Critics had said the rule would give the Environmental Protection Agency control over irrigation ditches, canals and small streams and that the federal government would have a say in permitting and land-use decisions over millions of acres of land surrounding those waters.
A lower court blocked the rule in 13 states, but the 6th U.S. Circuit Court of Appeals issued a nationwide stay Friday, undercutting the EPA’s push to try to carry out the rule in the rest of the country.
In a 2-1 decision, the majority said the process the EPA used to write the rules was “facially suspect” because the agency didn’t seek public comment on the far-reaching limits it imposed.
Eighteen states challenged the rule in court, and the judges said a more “deliberate determination” is needed to determine whether the rule is “proper” under federal law.
The court also said there is no proof that American waters will suffer significant harm if the rule is put on hold.
In a statement, the EPA said it respected the court’s call “for more deliberate consideration of the issues in the case.”
“The court acknowledges that clarification of the Clean Water Act is needed and that ’agencies conscientiously endeavored, within their technical expertise and experience, and based on reliable peer-reviewed science, to promulgate new standards to protect water quality that conform to the Supreme Court’s guidance,’” the EPA said.
For now, though, the less-intrusive rules go back into effect.
EPA officials said its plans — known as the Waters of the U.S. rule, or WOTUS — were intended to clear up confusion over earlier court decisions on the Clean Water Act.
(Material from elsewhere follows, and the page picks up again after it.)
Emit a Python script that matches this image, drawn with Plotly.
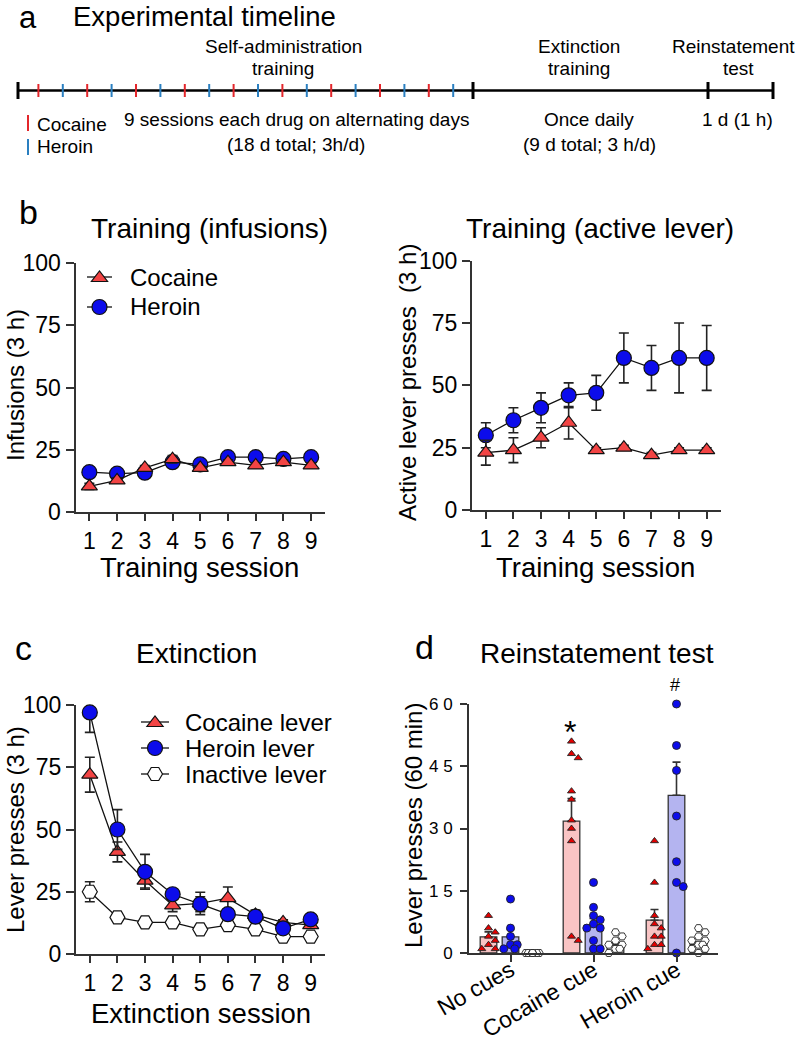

That law gives the EPA power over “navigable” waters and any land where water runs off into those waters. What that meant has been hotly debated.
Last year, the administration rewrote definitions that would mean all waters within 4,000 feet of a navigable water would be subject to EPA review.
Critics said that would put land under EPA control even if it had no connection to the rivers and lakes the Clean Water Act was designed to protect.
The rules were supposed to take effect in August, but a federal judge in North Dakota issued a halt in 13 states, saying the administration appeared to be making an illegal end run around Congress.
The appeals court’s ruling expands that halt.
“A stay temporarily silences the whirlwind of confusion that springs from uncertainty about the requirements of the new Rule and whether they will survive legal testing,” Judge David McKeague said in the majority opinion.
Judge Damon J. Keith dissented, saying he wasn’t sure the court had jurisdiction to hear the case.
Opponents cheered Friday’s decision and said it represents a win for a variety of stakeholders who would have faced harsh federal mandates.
“The 6th Circuit’s order to suspend nationwide the implementation of the Obama administration’s final WOTUS rule is a victory for all states, local governments, farmers, ranchers, and landowners,” Sen. James M. Inhofe, Oklahoma Republican and chairman of the Senate Environment and Public Works Committee, said in a statement.